Well I wouldn’t call myself an RSI expert but I used to use it in the past and had good experience with it.
For example:
When the RSI line closes below 30, it means that it is oversold in that particular timeframe. Then I zoomed down to a lower timeframe such as 1hr or 15min and would pick out the key resistance levels. When price broke above these levels with good momentum, it confirmed to me that the oversold condition on the higher timeframe was likely over and I could therefore buy and set a stop below the nearest key support on the lower timeframe. I would then take profit when I reached a 1:1.5/2 ratio, usually depending on the way the market was behaving.
I hope that makes sense. Of course, there are many ways to use it and this is just how I used it. At the end of the day, the RSI basically shows which way the momentum is going and whether or not it is overbought or oversold.
The reason why I moved down to lower time frame to wait for confirmation of a breakout in the opposite direction is because the RSI can stay below/above the oversold/overbought levels for a long time and buying/selling solely because it reaches these levels can be dangerous.
I used to use it but stopped.
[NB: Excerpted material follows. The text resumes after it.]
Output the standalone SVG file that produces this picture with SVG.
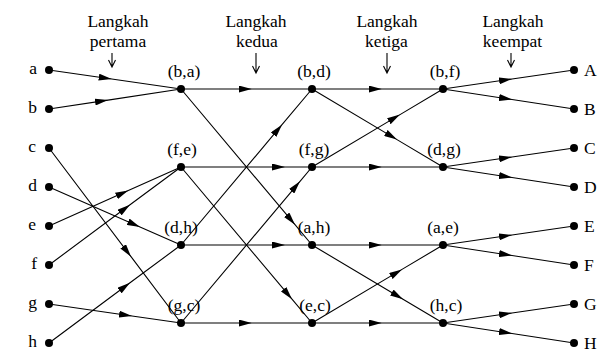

I was entering or staying out of trades because rsi showed overbought or oversold, then watched as price continued on its merry way regardless.
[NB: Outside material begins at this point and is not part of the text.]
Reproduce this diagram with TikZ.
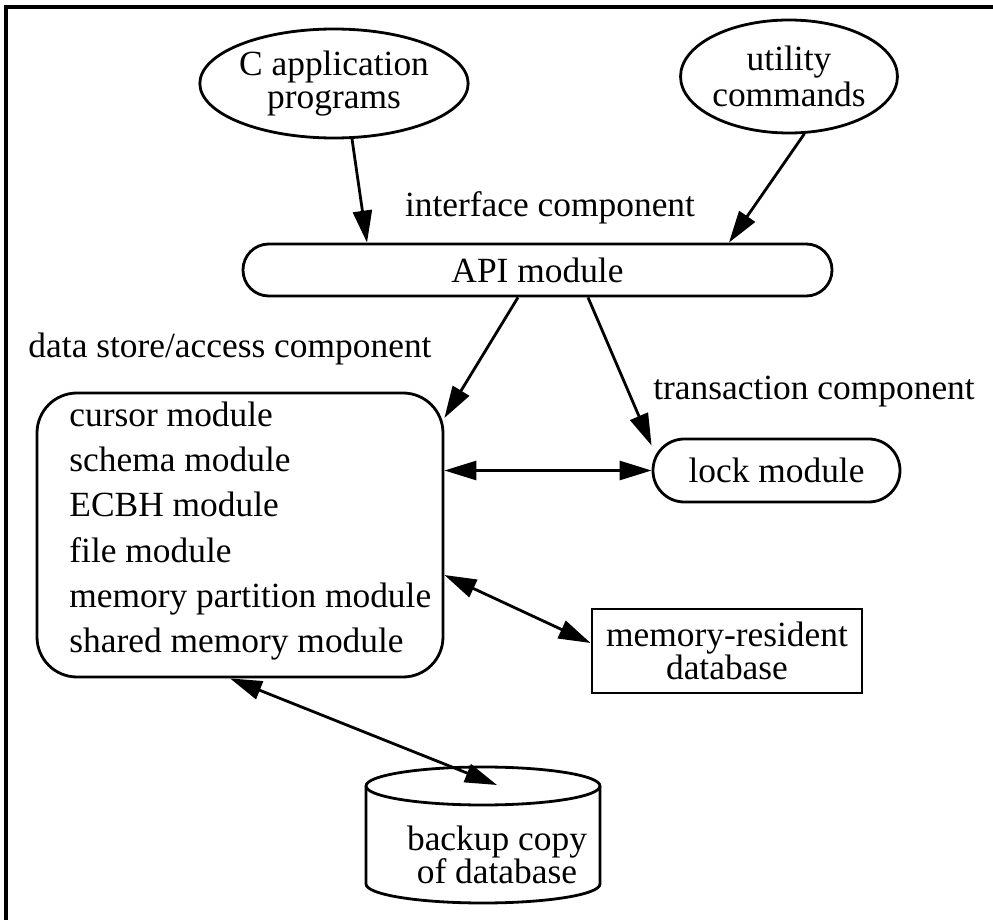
\documentclass[tikz,border=0pt]{standalone}
\usepackage{fontspec}
\setmainfont{Liberation Serif}
\usetikzlibrary{shapes.geometric,arrows.meta}
\newcommand\lblfont{\fontsize{17.7}{16.5}\selectfont}

\begin{document}
\begin{tikzpicture}
	  [x=0.5pt,y=-0.5pt,line width=1.4pt,
	   every node/.style={font=\lblfont},
	   oval/.style={ellipse,draw,align=center,inner sep=0pt},
	   apibox/.style={draw,rounded corners=12.9pt,minimum height=26pt,minimum width=294.5pt},
	   lockbox/.style={draw,rounded corners=15.7pt,minimum height=31.5pt,minimum width=123.5pt},
	   modbox/.style={draw,rounded corners=20pt,minimum width=203pt,minimum height=142pt},
	   dbbox/.style={draw,align=center,inner sep=0pt,minimum width=135pt,minimum height=42pt},
	   arr/.style={-{Triangle[length=16pt,width=9.5pt]}},
	   dblarr/.style={{Triangle[length=16pt,width=9.5pt]}-{Triangle[length=16pt,width=9.5pt]}}]
	\useasboundingbox (0,0) rectangle (993,920);
	\draw[line width=2pt] (6,920) -- (6,7) -- (993,7);

	\node[oval,minimum width=116pt,minimum height=54.5pt] (capp) at (334,83.5) {C application\\programs};
	\node[oval,minimum width=89pt,minimum height=56.5pt,font=\fontsize{17.7}{18}\selectfont] (util) at (789,76.5) {utility\\commands};
	\node[anchor=base] (iface) at (550,217) {interface component};
	\node[apibox] (api) at (537.5,270) {API module};
	\node[anchor=base] (dsalbl) at (230,358) {data store/access component};
	\node[anchor=base] (trlbl) at (814,400) {transaction component};
	\node[modbox] (dsa) at (240,535) {};
	\node[anchor=west,align=left,inner sep=0pt,font=\fontsize{17.7}{22.6}\selectfont] (modlist) at (68,531)
	  {cursor module\\schema module\\ECBH module\\file module\\memory partition module\\shared memory module};
	\node[lockbox] (lock) at (776.5,470.5) {lock module};
	\node[dbbox] (memdb) at (727,651) {memory-resident\\database};

	% backup copy of the database
	\draw (366,786) -- (366,884) arc[start angle=180,end angle=360,x radius=58.5pt,y radius=9.5pt] -- (600,786);
	\draw (483,786) ellipse[x radius=58.5pt,y radius=9.5pt];
	\node[align=center] (backup) at (497,855) {backup copy\\of database};
	\coordinate (bktop) at (497,785);

	\draw[arr] (capp.288) -- ([xshift=-85.25pt]api.north);
	\draw[arr] (util.285) -- ([xshift=95.75pt]api.north);
	\draw[arr] ([xshift=-9.75pt]api.south) -- ([yshift=58.5pt]dsa.east);
	\draw[arr] ([xshift=25.25pt]api.south) -- ([yshift=-4pt]lock.north west);
	\draw[dblarr] (lock.west -| dsa.east) -- (lock.west);
	\draw[dblarr] ([yshift=-20pt]dsa.east) -- ([yshift=4pt]memdb.west);
	\draw[dblarr] ([xshift=-5pt]dsa.south) -- (bktop);
\end{tikzpicture}
\end{document}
Any indicator can be useful if you use it properly and spend the time learning it. I think one of the biggest misconceptions is that if the RSI is above 70 it is an automatic sell and if it is below 30 it is an automatic buy. You always need to use it in context with other aspects of technical analysis and never trade based on one signal alone.
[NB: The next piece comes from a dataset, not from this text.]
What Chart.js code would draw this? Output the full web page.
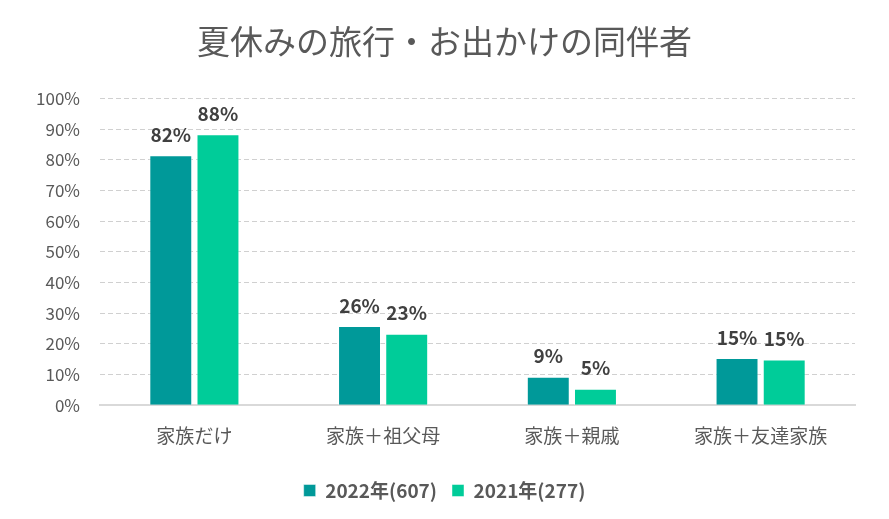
<!DOCTYPE html>
<html><head><meta charset="utf-8">
<script src="https://cdn.jsdelivr.net/npm/chart.js@4.4.1/dist/chart.umd.min.js"></script>
<style>html,body{margin:0;padding:0;background:#fff;}#wrap{width:889px;height:519px;}</style>
</head><body><div id="wrap"><canvas id="c" width="889" height="519"></canvas></div>
<script>
const categories = ['家族だけ', '家族＋祖父母', '家族＋親戚', '家族＋友達家族'];
const series2022 = [81.5, 25.8, 9.3, 15.4];
const series2021 = [88.4, 23.3, 5.4, 14.9];
const seriesNames = ['2022年(607)', '2021年(277)'];
const yTicks = [0,10,20,30,40,50,60,70,80,90,100];

const FONT = "'Noto Sans CJK JP', 'Noto Sans', sans-serif";
const labelPlugin = {
  id: 'valueLabels',
  afterDatasetsDraw(chart) {
    const ctx = chart.ctx;
    ctx.save();
    ctx.font = "bold 19px " + FONT;
    ctx.fillStyle = '#404040';
    ctx.textAlign = 'center';
    ctx.textBaseline = 'bottom';
    chart.data.datasets.forEach((ds, i) => {
      const meta = chart.getDatasetMeta(i);
      meta.data.forEach((el, j) => {
        ctx.fillText(Math.round(ds.data[j]) + '%', el.x, el.y - 11);
      });
    });
    ctx.restore();
  }
};

new Chart(document.getElementById('c'), {
  type: 'bar',
  data: {
    labels: categories,
    datasets: [
      {label: seriesNames[0], data: series2022, backgroundColor: '#009999', borderColor: 'rgba(255,255,255,0.45)', borderWidth: 1, categoryPercentage: 0.5, barPercentage: 0.91},
      {label: seriesNames[1], data: series2021, backgroundColor: '#00CC99', borderColor: 'rgba(255,255,255,0.45)', borderWidth: 1, categoryPercentage: 0.5, barPercentage: 0.91}
    ]
  },
  options: {
    responsive: false,
    animation: false,
    devicePixelRatio: 1,
    layout: {padding: {left: 34, right: 34, top: 0, bottom: 9}},
    plugins: {
      title: {display: true, text: '夏休みの旅行・お出かけの同伴者', color: '#595959',
        font: {family: FONT, size: 33, weight: 'normal'}, padding: {top: 22, bottom: 37}},
      legend: {position: 'bottom', labels: {color: '#595959', boxWidth: 12, boxHeight: 12,
        font: {family: FONT, size: 19, weight: 'bold'}, padding: 15}},
      tooltip: {enabled: false}
    },
    scales: {
      x: {
        grid: {display: false, drawTicks: false},
        border: {display: true, color: '#d9d9d9', width: 2},
        ticks: {color: '#595959', font: {family: FONT, size: 19}, padding: 19}
      },
      y: {
        min: 0, max: 100,
        afterBuildTicks(scale) { scale.ticks = yTicks.map(v => ({value: v})); },
        afterFit(scale) { scale.width = 66; },
        grid: {color: '#d0d0d0', drawTicks: false, lineWidth: 1},
        border: {display: false, dash: [5, 3]},
        ticks: {color: '#595959', font: {family: FONT, size: 17}, padding: 20,
          callback: v => v + '%'}
      }
    }
  },
  plugins: [labelPlugin]
});
</script></body></html>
Adding to what the folks have said here, you can always read online articles on this indicator.
I did watch this video online not quite long ago on RSI indicator, it featured it’s importance, how to best use and some other things.
You can see the video here: RSI - Profiforex Forex Broker it might help.
I am old school chartist, so indicators are not my main tool. I might use them as an additional tool to help fine tune trades. If it is the only tool to use (not recommended), then i would stick to longer time frames (4H, 1D, 1W) to get a more reliable signal. There are times when it simply does not work. It is good to have an Exit Plan “B” when that happens. It is better to combine RSI with a trend following tool (lines, price filters…)
As mentioned, the strongest signals are divergences in trending markets. For ranging markets you can use extreme readings. It is also possible to adjust the parameters to 5 instead of 14 for faster readings (but less reliable) and adjust the ranges to 80/20 instead of 70/30. The use of trend lines and SP and RS levels is also applicable on RSI. Breakouts on RSI often happen before you see it on the price, hence it is called a leading indicator.
Solely RSI? Guess without help of other indicators or manual analysis it’s similar to gambling. I use RSI just to get additional confirmation on some trends, but would never put it as the ground of a trading strategy.